On issuing from my dormitory, I found the weather was frightful. A deluge of rain, and wind, and thick mist filled the space between earth and sky. To attempt the passage of the Fjeld was not to be thought of, as there is no road whatever. Departure, therefore, being out of the question, I made up my mind to another day’s sojourn at the cottage, which was the most comfortless, dirty spot I ever met with in Thelemarken; and that is saying a good deal. During the day, most of the natives—Ole, my guide, among the rest—were away at the châlet. Besides myself, there were only two other persons left at home; and these, as my journey is at a stand-still, I may as well describe.
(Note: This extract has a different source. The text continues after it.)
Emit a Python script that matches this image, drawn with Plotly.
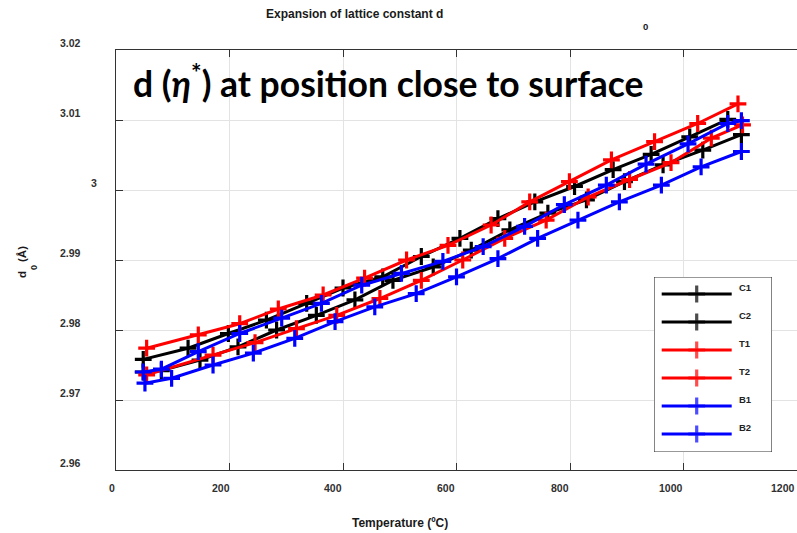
import plotly.graph_objects as go

# Lattice constant d0 (Å) versus temperature (°C) for six sample positions
temp_c1 = [48, 127, 198, 265, 336, 400, 470, 538, 606, 673, 738, 808, 876, 943, 1011, 1078]
d_c1 = [2.9758, 2.9774, 2.9795, 2.9814, 2.9838, 2.9860, 2.9876, 2.9905, 2.9931, 2.9959,
        2.9983, 3.0005, 3.0029, 3.0051, 3.0076, 3.0101]

temp_c2 = [48, 80, 148, 215, 283, 353, 421, 488, 559, 626, 694, 761, 829, 896, 964, 1034, 1102]
d_c2 = [2.9740, 2.9742, 2.9757, 2.9776, 2.9800, 2.9821, 2.9843, 2.9871, 2.9890, 2.9914,
        2.9943, 2.9967, 2.9986, 3.0012, 3.0036, 3.0057, 3.0079]

temp_t1 = [54, 145, 218, 286, 365, 438, 512, 585, 661, 729, 799, 873, 949, 1025, 1096]
d_t1 = [2.9774, 2.9793, 2.9809, 2.9830, 2.9850, 2.9874, 2.9900, 2.9921, 2.9950, 2.9983,
        3.0012, 3.0043, 3.0069, 3.0095, 3.0123]

temp_t2 = [54, 171, 245, 318, 389, 465, 538, 611, 685, 758, 832, 905, 978, 1049, 1104]
d_t2 = [2.9736, 2.9764, 2.9782, 2.9802, 2.9821, 2.9845, 2.9871, 2.9900, 2.9931, 2.9957,
        2.9990, 3.0015, 3.0039, 3.0074, 3.0093]

temp_b1 = [48, 80, 145, 218, 292, 362, 433, 503, 576, 647, 720, 790, 864, 934, 1008, 1078, 1102]
d_b1 = [2.9740, 2.9744, 2.9769, 2.9795, 2.9817, 2.9838, 2.9864, 2.9881, 2.9898, 2.9919,
        2.9948, 2.9979, 3.0007, 3.0037, 3.0066, 3.0095, 3.0099]

temp_b2 = [51, 98, 171, 242, 315, 386, 456, 529, 600, 673, 743, 814, 887, 961, 1031, 1102]
d_b2 = [2.9724, 2.9731, 2.9750, 2.9767, 2.9788, 2.9812, 2.9833, 2.9852, 2.9876, 2.9902,
        2.9931, 2.9957, 2.9983, 3.0007, 3.0033, 3.0055]

series_names = ["C1", "C2", "T1", "T2", "B1", "B2"]
series_colors = ["#000000", "#000000", "#ff0000", "#ff0000", "#0000ff", "#0000ff"]
series_x = [temp_c1, temp_c2, temp_t1, temp_t2, temp_b1, temp_b2]
series_y = [d_c1, d_c2, d_t1, d_t2, d_b1, d_b2]

x_ticks = [0, 200, 400, 600, 800, 1000, 1200]
x_tick_text = ["0", "200", "400", "600", "800", "1000", "1200"]
y_ticks = [2.96, 2.97, 2.98, 2.99, 3.00, 3.01, 3.02]
y_tick_text = ["2.96", "2.97", "2.98", "2.99", "3", "3.01", "3.02"]

W, H = 797, 533
M_L, M_R, M_T, M_B = 116, 0, 50, 63
PW, PH = W - M_L - M_R, H - M_T - M_B

LABEL_FONT = dict(family="Liberation Sans", size=10.5, color="#303030", weight="bold")
TITLE_FONT = dict(family="Liberation Sans", size=12, color="#1a1a1a", weight="bold")
AXIS_COLOR = "#333333"


def px_x(px):
    return (px - M_L) / PW


def px_y(py):
    return (H - M_B - py) / PH


fig = go.Figure()

for name, color, xs, ys in zip(series_names, series_colors, series_x, series_y):
    fig.add_trace(go.Scatter(
        x=xs, y=ys, name=name, mode="lines+markers",
        line=dict(color=color, width=3),
        marker=dict(symbol="cross-thin", size=12, color=color,
                    line=dict(color=color, width=3.2)),
        showlegend=False, xaxis="x", yaxis="y",
    ))

# Legend panel drawn in a small inset axis
leg_x0, leg_x1, leg_y0, leg_y1 = 654, 772, 277, 452
row_top_px, row_step_px = 294, 28
leg_top = (row_top_px - leg_y0) / row_step_px
leg_bot = -(leg_y1 - row_top_px) / row_step_px
fig.add_trace(go.Scatter(
    x=[0, 1, 1, 0, 0], y=[leg_top, leg_top, leg_bot, leg_bot, leg_top],
    mode="lines", fill="toself", fillcolor="white",
    line=dict(color="#333333", width=1.2),
    hoverinfo="skip", showlegend=False, xaxis="x2", yaxis="y2",
))
key_l = (661.7 - leg_x0) / (leg_x1 - leg_x0)
key_r = (731.7 - leg_x0) / (leg_x1 - leg_x0)
key_m = (key_l + key_r) / 2
text_x = (737 - leg_x0) / (leg_x1 - leg_x0)
for i, (name, color) in enumerate(zip(series_names, series_colors)):
    fig.add_trace(go.Scatter(
        x=[key_l, key_m, key_r], y=[-i, -i, -i], mode="lines+markers",
        line=dict(color=color, width=3),
        marker=dict(symbol="cross-thin", size=[0, 12, 0], color=color,
                    line=dict(color=color, width=3.2)),
        hoverinfo="skip", showlegend=False, xaxis="x2", yaxis="y2",
    ))
    fig.add_annotation(x=text_x, y=-i, xref="x2", yref="y2", text=name,
                       showarrow=False, xanchor="left", yanchor="middle",
                       yshift=7, font=dict(family="Liberation Sans", size=9.5,
                                           color="#222222", weight="bold"))

# Tick labels
x_shifts = [-4, -9, -10, -11, -10, -13, -14]
for v, t, s in zip(x_ticks, x_tick_text, x_shifts):
    fig.add_annotation(x=v, y=0, xref="x", yref="paper", text=t, showarrow=False,
                       xanchor="center", yanchor="middle", xshift=s, yshift=-18,
                       font=LABEL_FONT)
for v, t in zip(y_ticks, y_tick_text):
    fig.add_annotation(x=0, y=v, xref="paper", yref="y", text=t, showarrow=False,
                       xanchor="right", yanchor="middle",
                       xshift=-17 if t == "3" else -33, yshift=7,
                       font=LABEL_FONT)

# Titles
fig.add_annotation(x=px_x(354), y=px_y(14), xref="paper", yref="paper",
                   text="Expansion of lattice constant d", showarrow=False,
                   xanchor="center", yanchor="middle", font=TITLE_FONT)
fig.add_annotation(x=px_x(645), y=px_y(27), xref="paper", yref="paper",
                   text="0", showarrow=False, xanchor="center", yanchor="middle",
                   font=dict(family="Liberation Sans", size=9.5, color="#1a1a1a", weight="bold"))
fig.add_annotation(x=px_x(400), y=px_y(523), xref="paper", yref="paper",
                   text="Temperature (ºC)", showarrow=False, xanchor="center", yanchor="middle",
                   font=TITLE_FONT)
fig.add_annotation(x=px_x(22), y=px_y(254), xref="paper", yref="paper",
                   text="(Å)", textangle=-90, showarrow=False,
                   xanchor="center", yanchor="middle",
                   font=dict(family="Liberation Sans", size=11.5, color="#1a1a1a", weight="bold"))
fig.add_annotation(x=px_x(22), y=px_y(275), xref="paper", yref="paper",
                   text="d", textangle=-90, showarrow=False,
                   xanchor="center", yanchor="middle",
                   font=dict(family="Liberation Sans", size=11.5, color="#1a1a1a", weight="bold"))
fig.add_annotation(x=px_x(34), y=px_y(268), xref="paper", yref="paper",
                   text="0", textangle=-90, showarrow=False,
                   xanchor="center", yanchor="middle",
                   font=dict(family="Liberation Sans", size=9, color="#1a1a1a", weight="bold"))

# Large caption inside the plot
fig.add_annotation(x=px_x(131), y=px_y(81), xref="paper", yref="paper",
                   text="d (<i>η</i><sup>*</sup>) at position close to surface",
                   showarrow=False, xanchor="left", yanchor="middle",
                   font=dict(family="Lato", size=35.5, color="#000000", weight="bold"))

fig.update_layout(
    width=W, height=H,
    margin=dict(l=M_L, r=M_R, t=M_T, b=M_B, pad=0),
    paper_bgcolor="white", plot_bgcolor="white",
    xaxis=dict(range=[0, 1200], tickvals=x_ticks, showticklabels=False,
               ticks="inside", ticklen=7, tickcolor=AXIS_COLOR, tickwidth=1,
               showline=True, linecolor=AXIS_COLOR, linewidth=1.3, mirror="allticks",
               showgrid=True, gridcolor="#e3e3e3", gridwidth=1, zeroline=False),
    yaxis=dict(range=[2.96, 3.02], tickvals=y_ticks, showticklabels=False,
               ticks="inside", ticklen=7, tickcolor=AXIS_COLOR, tickwidth=1,
               showline=True, linecolor=AXIS_COLOR, linewidth=1.3, mirror=False,
               showgrid=True, gridcolor="#e3e3e3", gridwidth=1, zeroline=False),
    xaxis2=dict(domain=[px_x(leg_x0), px_x(leg_x1)], range=[0, 1], anchor="y2",
                visible=False, fixedrange=True),
    yaxis2=dict(domain=[px_y(leg_y1), px_y(leg_y0)], range=[leg_bot, leg_top],
                anchor="x2", visible=False, fixedrange=True),
    showlegend=False,
)

fig.write_html("out.html")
A tall, old man, his height bowed by the weight of more than eighty years, sat in a kubbe-stol—a high backed chair, made out of a solid trunk of tree, peculiar to Thelemarken—warming his knees at the fire in the corner, and mumbling to himself. Presently he lay down on a bench, and snored. Before long up he got, and spooned up a quantity of cold porridge; and then, turning his bleared eyes at me, as I sat finishing a sketch of the interior of the dwelling, including himself, croaked out,—

“Er du Embedsman?” (Art thou a Government servant?)

“No.”

“Well, that’s odd.”

And then he commenced warming his knees and mumbling, and then snored as before, extended on the bench; and before long, rose and spooned up porridge. These were his daily and hourly avocations. His name was a grand one—Herrbjörn Hermanson—but the owner of it was disgusting. No wonder; he never washes at all, so that the appearance of his countenance may be conceived. When he departs this life he will undergo ablution.

Apropos of this, in the absence of a better occupation, I gave a classic turn to the affair, and in my thoughts altered a line of Juvenal:—

Pars bona Norwegiæ est, si verum admittimus, in qua

Nemo sumit aquam nisi mortuus.

That I don’t think is a libel. Indeed, with “the wretchlessness of most unclean living”—this application of the words of the Seventeenth Article is not mine, but a late geological Dean of Westminster’s, in his sermon on the cholera—the inhabitants of this country generally have a very practical acquaintance.